Consider any service industry such as teaching, banking or restaurants. Each of these industries has its unique set of challenges – not only in its industry but also as an organization’s maturity grows. For example, as a restaurant grows from a neighborhood eatery to a national chain, the ways of working must become more formalized. This formalization enables the restaurant to be more consistent in its delivery of services and, hopefully, to be more profitable.
The restaurant may choose to develop its own ways of working or may refer to any number of restaurant best practices that exist. These published best practices enable the restaurant to learn from what others have done, which is the most effective way of conducting business.
Over many decades, IT has emerged as a service provider. Instead of just providing technology, the business depends on IT to deliver services. These services facilitate the business’ outcomes to be achieved. As a service provider, an IT organization may choose to develop its own ways of working or may learn from others in the industry. This is where the Information Technology Infrastructure Library (ITIL®) comes into play.
Just as an economist doesn’t learn economics from on-the-job training, but from books on economics, we in IT now have an authoritative set of books to rely on for guidance.
Written by people in the IT industry, ITIL is a set of best practices that an IT organization may choose to implement as its way of working.
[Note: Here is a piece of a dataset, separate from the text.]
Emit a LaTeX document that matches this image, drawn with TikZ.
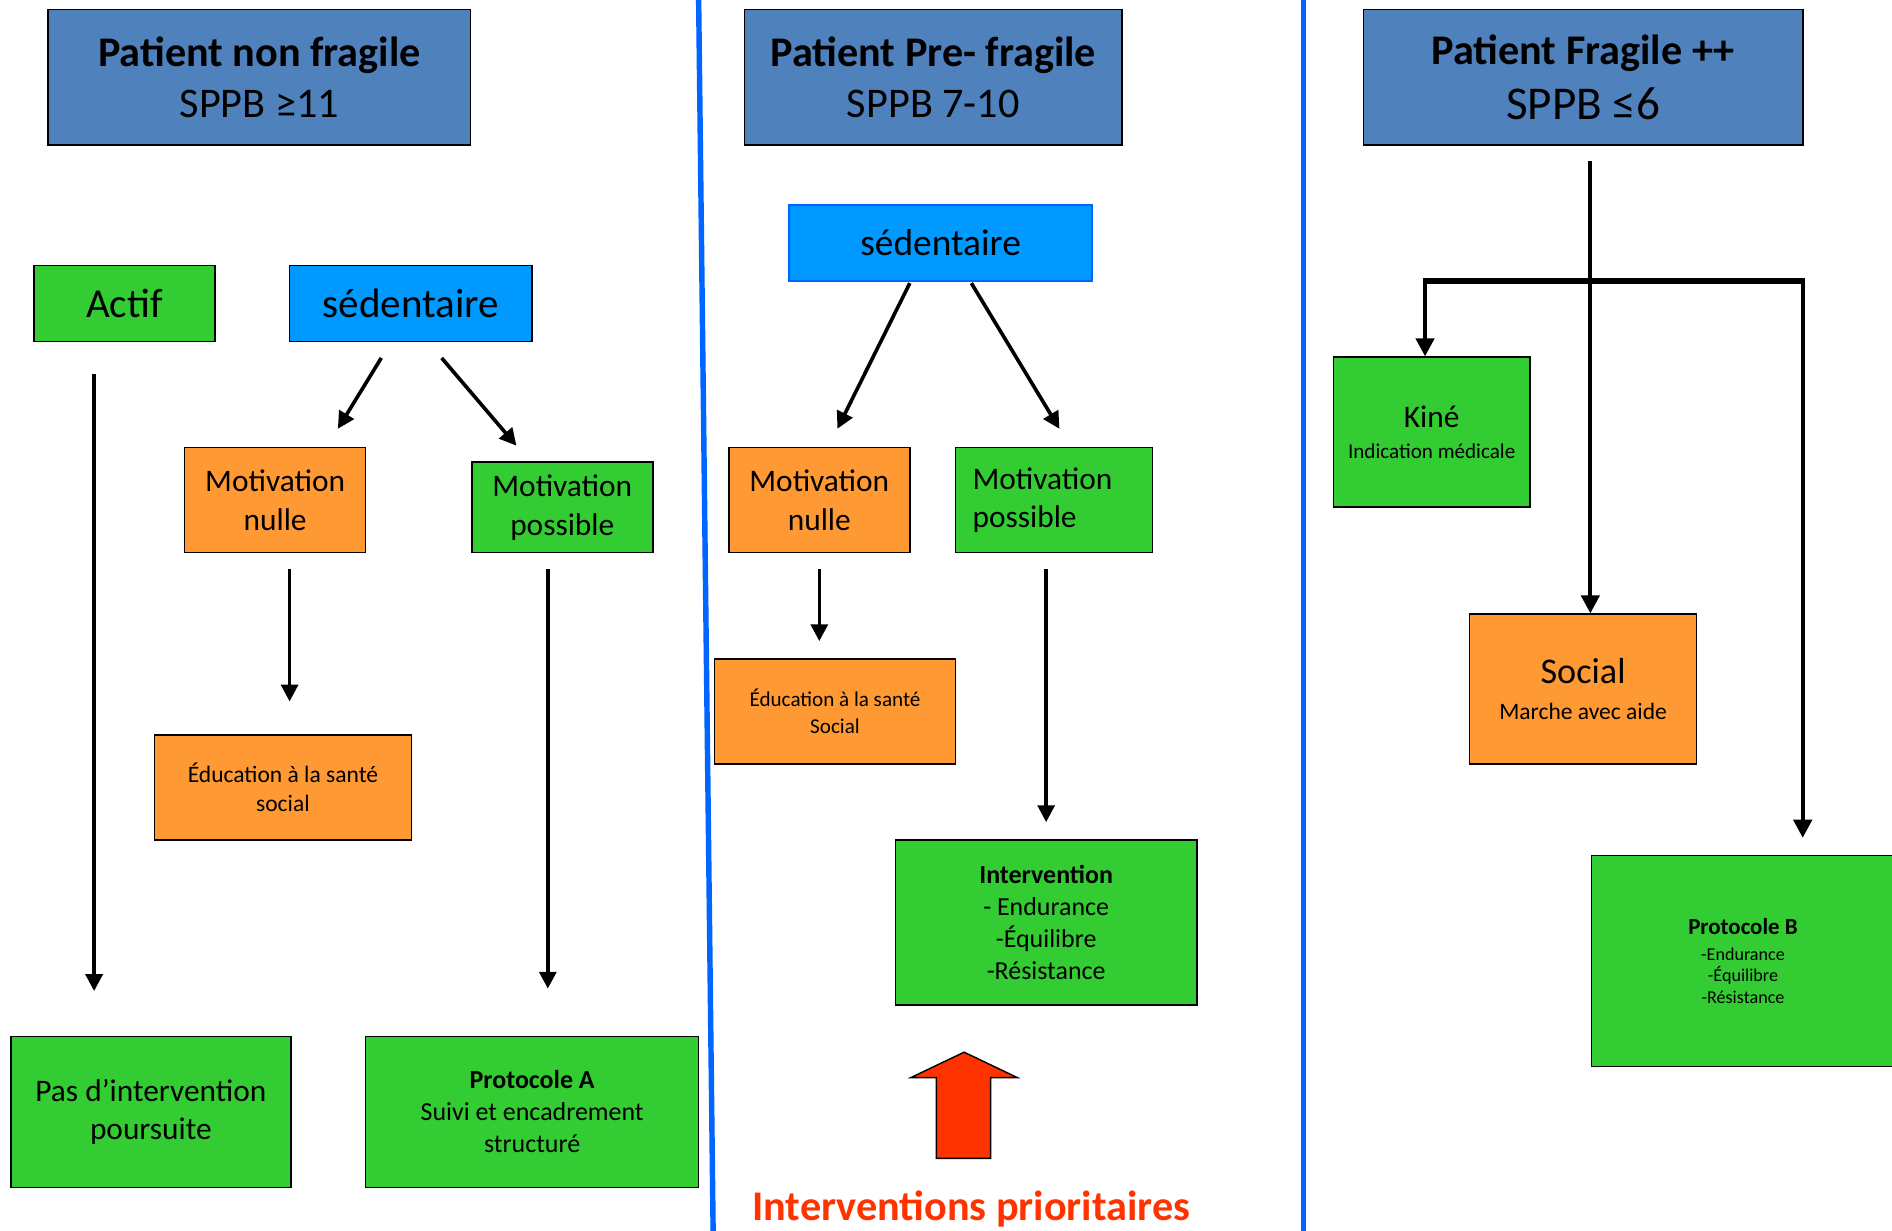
\documentclass[tikz,border=0pt]{standalone}
\usepackage{fontspec}
\setmainfont{Carlito}
\usetikzlibrary{arrows.meta}
\definecolor{hdblue}{HTML}{4F81BD}
\definecolor{okgreen}{HTML}{33CC33}
\definecolor{warnorange}{HTML}{FF9933}
\definecolor{sedblue}{HTML}{0099FF}
\definecolor{sepblue}{HTML}{0066FF}
\definecolor{prioRed}{HTML}{FF3300}

\begin{document}
\begin{tikzpicture}[x=1pt,y=-1pt,
	box/.style={draw=black,line width=1.3pt,inner sep=0pt,align=center},
	hdr/.style={box,fill=hdblue,minimum height=112pt,font=\fontsize{35}{42}\selectfont},
	grn/.style={box,fill=okgreen},
	org/.style={box,fill=warnorange},
	sed/.style={box,fill=sedblue,minimum height=63pt},
	arr/.style={line width=3pt,-{Triangle[width=14pt,length=14pt]}},
	sep/.style={draw=sepblue,line width=4.5pt}]
	\useasboundingbox (0,0) rectangle (1568,1020);
	\fill[white] (0,0) rectangle (1568,1020);

	\draw[sep] (579,0) -- (591,1020);
	\draw[sep] (1080.5,0) -- (1080.5,1020);

	\node[hdr,minimum width=350pt] (hd1) at (215,64) {\textbf{Patient non fragile}\\SPPB ≥11};
	\node[grn,minimum width=150pt,minimum height=63pt,font=\fontsize{34}{40}\selectfont] (actif) at (103,251.5) {Actif};
	\node[sed,minimum width=201pt,font=\fontsize{34}{40}\selectfont] (sed1) at (340.5,251.5) {sédentaire};
	\node[org,minimum width=150pt,minimum height=87pt,font=\fontsize{26}{32}\selectfont] (mn1) at (228,414.5) {Motivation\\nulle};
	\node[grn,minimum width=150pt,minimum height=75pt,font=\fontsize{26}{32}\selectfont] (mp1) at (466,420.5) {Motivation\\possible};
	\node[org,minimum width=213pt,minimum height=87pt,font=\fontsize{19.5}{24}\selectfont] (edu1) at (234.5,652.5) {Éducation à la santé\\social};
	\node[grn,minimum width=232pt,minimum height=125pt,font=\fontsize{26}{32}\selectfont] (pas) at (125,921.5) {Pas d’intervention\\poursuite};
	\node[grn,minimum width=276pt,minimum height=125pt,font=\fontsize{21.5}{26.5}\selectfont] (protA) at (441,921.5) {\textbf{Protocole A}\\Suivi et encadrement\\structuré};

	\draw[arr] ([xshift=-25pt,yshift=-26pt]actif.south) -- ([xshift=-47pt,yshift=37pt]pas.north);
	\draw[arr] ([xshift=-24.5pt,yshift=-13pt]sed1.south) -- ([xshift=52pt,yshift=15pt]mn1.north);
	\draw[arr] ([xshift=25.5pt,yshift=-13pt]sed1.south) -- ([xshift=-38pt,yshift=13pt]mp1.north);
	\draw[arr] ([xshift=12pt,yshift=-13pt]mn1.south) -- ([xshift=5.5pt,yshift=27pt]edu1.north);
	\draw[arr] ([xshift=-12pt,yshift=-13pt]mp1.south) -- ([xshift=13pt,yshift=39pt]protA.north);

	\node[hdr,minimum width=313pt] (hd2) at (773.5,64) {\textbf{Patient Pre- fragile}\\SPPB 7-10};
	\node[sed,draw=sepblue,minimum width=251pt,font=\fontsize{31}{37}\selectfont] (sed2) at (779.5,201.5) {sédentaire};
	\node[org,minimum width=150pt,minimum height=87pt,font=\fontsize{26}{32}\selectfont] (mn2) at (679,414.5) {Motivation\\nulle};
	\node[grn,text width=135pt,inner xsep=14pt,align=left,minimum height=87pt,font=\fontsize{26}{32}\selectfont] (mp2) at (873.5,414.5) {Motivation\\possible};
	\node[org,minimum width=200pt,minimum height=87pt,font=\fontsize{17.5}{22}\selectfont] (edu2) at (692,589.5) {Éducation à la santé\\Social};
	\node[grn,minimum width=250pt,minimum height=137pt,font=\fontsize{21.5}{26.5}\selectfont] (interv) at (867,764.5) {\textbf{Intervention}\\- Endurance\\-Équilibre\\-Résistance};
	\node[font=\fontsize{35}{42}\selectfont\bfseries,text=prioRed,inner sep=0pt] (prio) at (805,1002) {Interventions prioritaires};

	\draw[arr] ([xshift=-25.5pt,yshift=-1pt]sed2.south) -- ([xshift=15pt,yshift=15pt]mn2.north);
	\draw[arr] ([xshift=25.5pt,yshift=-1pt]sed2.south) -- ([xshift=4.5pt,yshift=15pt]mp2.north);
	\draw[arr] ([yshift=-13pt]mn2.south) -- ([xshift=-13pt,yshift=14pt]edu2.north);
	\draw[arr] ([xshift=-6.5pt,yshift=-13pt]mp2.south) -- ([yshift=14pt]interv.north);
	\draw[fill=prioRed,line width=1.2pt,line join=miter] (776,960) -- (776,893) -- (755,893) -- (799,872) -- (843,893) -- (821,893) -- (821,960) -- cycle;

	\node[hdr,minimum width=364pt] (hd3) at (1312,64) {\textbf{Patient Fragile ++}\\[3pt]{\fontsize{39}{46}\selectfont SPPB ≤6}};
	\node[grn,minimum width=163pt,minimum height=124pt,font=\fontsize{17.5}{26}\selectfont] (kine) at (1186.5,358) {{\fontsize{26}{26}\selectfont Kiné}\\Indication médicale};
	\node[org,minimum width=188pt,minimum height=124pt,font=\fontsize{19.5}{30}\selectfont] (social) at (1312,571) {{\fontsize{30}{30}\selectfont Social}\\Marche avec aide};
	\node[grn,minimum width=251pt,minimum height=175pt,font=\fontsize{15}{18}\selectfont] (protB) at (1444.5,796.5) {{\fontsize{19}{18}\selectfont\bfseries Protocole B}\\[3pt]-Endurance\\-Équilibre\\-Résistance};

	\coordinate (barL) at (1181,233);
	\coordinate (barR) at (1494,233);
	\draw[line width=3.5pt,-{Triangle[width=15pt,length=15pt]}] ([xshift=6pt,yshift=-13pt]hd3.south) -- ([xshift=6pt]social.north);
	\draw[line width=5pt] ([xshift=-1.75pt]barL) -- ([xshift=1.75pt]barR);
	\draw[line width=3.5pt,-{Triangle[width=15pt,length=15pt]}] (barL) -- (kine.north -| barL);
	\draw[line width=3.5pt,-{Triangle[width=15pt,length=15pt]},shorten >=14pt] (barR) -- (protB.north -| barR);
\end{tikzpicture}
\end{document}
The five volumes of ITIL provide a methodology to manage the life of an IT service through service strategy, service design, service transition, service operation and continual service improvement.
As an IT organization grows, ITIL’s set of practices come in handy. Instead of struggling through organizational growth, ITIL provides a vision for the IT service provider.
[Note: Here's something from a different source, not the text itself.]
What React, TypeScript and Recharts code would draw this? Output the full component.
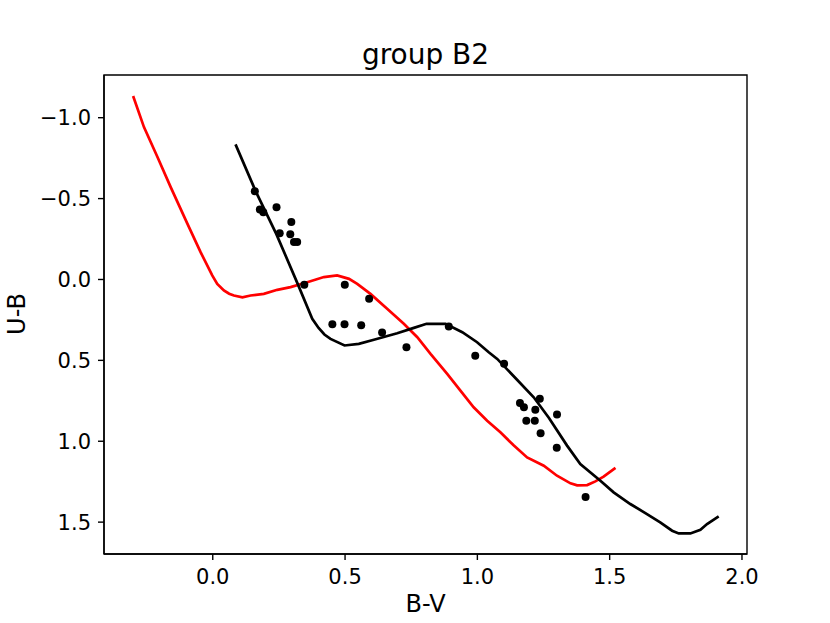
import React from "react";
import {
  ComposedChart,
  Line,
  Scatter,
  XAxis,
  YAxis,
  ReferenceArea,
} from "recharts";

// Black reference sequence (B-V, U-B)
const blackBV = [
  0.086, 0.162, 0.24, 0.321, 0.376, 0.4, 0.422, 0.445, 0.498, 0.552, 0.609,
  0.697, 0.76, 0.808, 0.88, 0.943, 0.999, 1.043, 1.075, 1.15, 1.213, 1.27,
  1.339, 1.389, 1.465, 1.515, 1.578, 1.641, 1.691, 1.736, 1.761, 1.805, 1.843,
  1.868, 1.912,
];
const blackUB = [
  -0.835, -0.546, -0.282, 0.027, 0.243, 0.3, 0.34, 0.367, 0.408, 0.398, 0.373,
  0.332, 0.299, 0.274, 0.274, 0.326, 0.388, 0.45, 0.491, 0.62, 0.728, 0.855,
  1.027, 1.141, 1.244, 1.316, 1.388, 1.45, 1.502, 1.553, 1.57, 1.57, 1.547,
  1.512, 1.465,
];

// Red reddened sequence (B-V, U-B)
const redBV = [
  -0.301, -0.26, -0.209, -0.159, -0.096, -0.046, -0.002, 0.017, 0.042, 0.062,
  0.08, 0.112, 0.143, 0.193, 0.244, 0.294, 0.357, 0.42, 0.47, 0.515, 0.546,
  0.596, 0.659, 0.722, 0.773, 0.823, 0.886, 0.936, 0.986, 1.037, 1.087, 1.137,
  1.188, 1.251, 1.301, 1.352, 1.377, 1.415, 1.446, 1.477, 1.522,
];
const redUB = [
  -1.134, -0.942, -0.757, -0.571, -0.345, -0.169, -0.025, 0.027, 0.068, 0.088,
  0.099, 0.11, 0.099, 0.089, 0.064, 0.047, 0.017, -0.015, -0.025, -0.004,
  0.027, 0.089, 0.181, 0.274, 0.357, 0.46, 0.584, 0.687, 0.79, 0.873, 0.945,
  1.025, 1.1, 1.151, 1.213, 1.26, 1.273, 1.271, 1.248, 1.219, 1.165,
];

// Observed stars of group B2
const starBV = [
  0.159, 0.178, 0.191, 0.241, 0.297, 0.253, 0.293, 0.307, 0.319, 0.346, 0.499,
  0.591, 0.452, 0.498, 0.561, 0.64, 0.732, 0.892, 0.992, 1.101, 1.161, 1.176,
  1.236, 1.219, 1.185, 1.217, 1.301, 1.239, 1.3, 1.409,
];
const starUB = [
  -0.546, -0.433, -0.416, -0.446, -0.355, -0.285, -0.28, -0.231, -0.231, 0.033,
  0.033, 0.119, 0.277, 0.277, 0.283, 0.328, 0.419, 0.291, 0.472, 0.521, 0.763,
  0.79, 0.738, 0.806, 0.874, 0.874, 0.835, 0.95, 1.04, 1.345,
];

const xTicks = [0, 0.5, 1, 1.5, 2];
const yTicks = [-1, -0.5, 0, 0.5, 1, 1.5];
const xDomain: [number, number] = [-0.411, 2.019];
const yDomain: [number, number] = [-1.264, 1.697];

const zip = (xs: number[], ys: number[]) =>
  xs.map((x, i) => ({ x, y: ys[i] }));

const blackData = zip(blackBV, blackUB);
const redData = zip(redBV, redUB);
const starData = zip(starBV, starUB);

const FONT = "DejaVu Sans, sans-serif";
const fmt = (v: number) => {
  const s = Math.abs(v).toFixed(1);
  return v < 0 ? "\u2212" + s : s;
};

export default function App() {
  return (
    <div style={{ position: "absolute", left: 0, top: 0, width: 830, height: 623, background: "#fff" }}>
      <ComposedChart
        width={830}
        height={623}
        margin={{ top: 75, right: 83, bottom: 0, left: 0 }}
      >
        <XAxis
          type="number"
          dataKey="x"
          domain={xDomain}
          ticks={xTicks}
          allowDataOverflow
          height={69}
          tickSize={6}
          tickMargin={9}
          tickFormatter={fmt}
          stroke="#000"
          tickLine={{ stroke: "#000", strokeWidth: 1.4 }}
          axisLine={{ stroke: "#000", strokeWidth: 1.4 }}
          tick={{ fill: "#000", fontSize: 21, fontFamily: FONT }}
        />
        <YAxis
          type="number"
          dataKey="y"
          domain={yDomain}
          ticks={yTicks}
          reversed
          allowDataOverflow
          width={104}
          tickSize={6}
          tickMargin={7}
          tickFormatter={fmt}
          stroke="#000"
          tickLine={{ stroke: "#000", strokeWidth: 1.4 }}
          axisLine={{ stroke: "#000", strokeWidth: 1.4 }}
          tick={{ fill: "#000", fontSize: 21, fontFamily: FONT }}
        />
        <ReferenceArea
          x1={xDomain[0]}
          x2={xDomain[1]}
          y1={yDomain[0]}
          y2={yDomain[1]}
          fill="none"
          fillOpacity={0}
          stroke="#000"
          strokeWidth={1.4}
          ifOverflow="visible"
        />
        <Line
          data={redData}
          dataKey="y"
          type="linear"
          stroke="#ff0000"
          strokeWidth={2.7}
          dot={false}
          activeDot={false}
          isAnimationActive={false}
        />
        <Line
          data={blackData}
          dataKey="y"
          type="linear"
          stroke="#000"
          strokeWidth={2.7}
          dot={false}
          activeDot={false}
          isAnimationActive={false}
        />
        <Scatter
          data={starData}
          dataKey="y"
          fill="#000"
          shape={(p: any) => <circle cx={p.cx} cy={p.cy} r={4} fill="#000" />}
          isAnimationActive={false}
        />
      </ComposedChart>
      <svg
        width={830}
        height={623}
        style={{ position: "absolute", left: 0, top: 0, pointerEvents: "none" }}
      >
        <text x={425.5} y={64} textAnchor="middle" fontSize={28} fontFamily={FONT} fill="#000">
          group B2
        </text>
        <text x={425.5} y={612} textAnchor="middle" fontSize={24} fontFamily={FONT} fill="#000">
          B-V
        </text>
        <text
          x={25}
          y={314}
          textAnchor="middle"
          fontSize={24}
          fontFamily={FONT}
          fill="#000"
          transform="rotate(-90 25 314)"
        >
          U-B
        </text>
      </svg>
    </div>
  );
}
Since its debut in the 1980s, ITIL has been adopted by organizations of every industry. As IT has matured alongside the business, new best practices have been established and incorporated into ITIL. In their latest publication, the ITIL 2011 edition provides a comprehensive set of best practices at all levels — from high-level decision-making to daily operation of services.
The true benefit of ITIL, however, is that an organization does not have to adopt each and every best practice. ITIL is flexible enough that it doesn’t require every bit of it to be adopted. Instead, an organization can choose the parts to adopt, and as the organization grows not only in size but also maturity, further investment can be made in adopting additional ITIL best practices.
As ITIL adoption continues to grow, there is nothing that limits an organization from going beyond the bounds of the pages in the ITIL guidance. Such organizations will produce the next set of best practices that will be included in future publications of ITIL.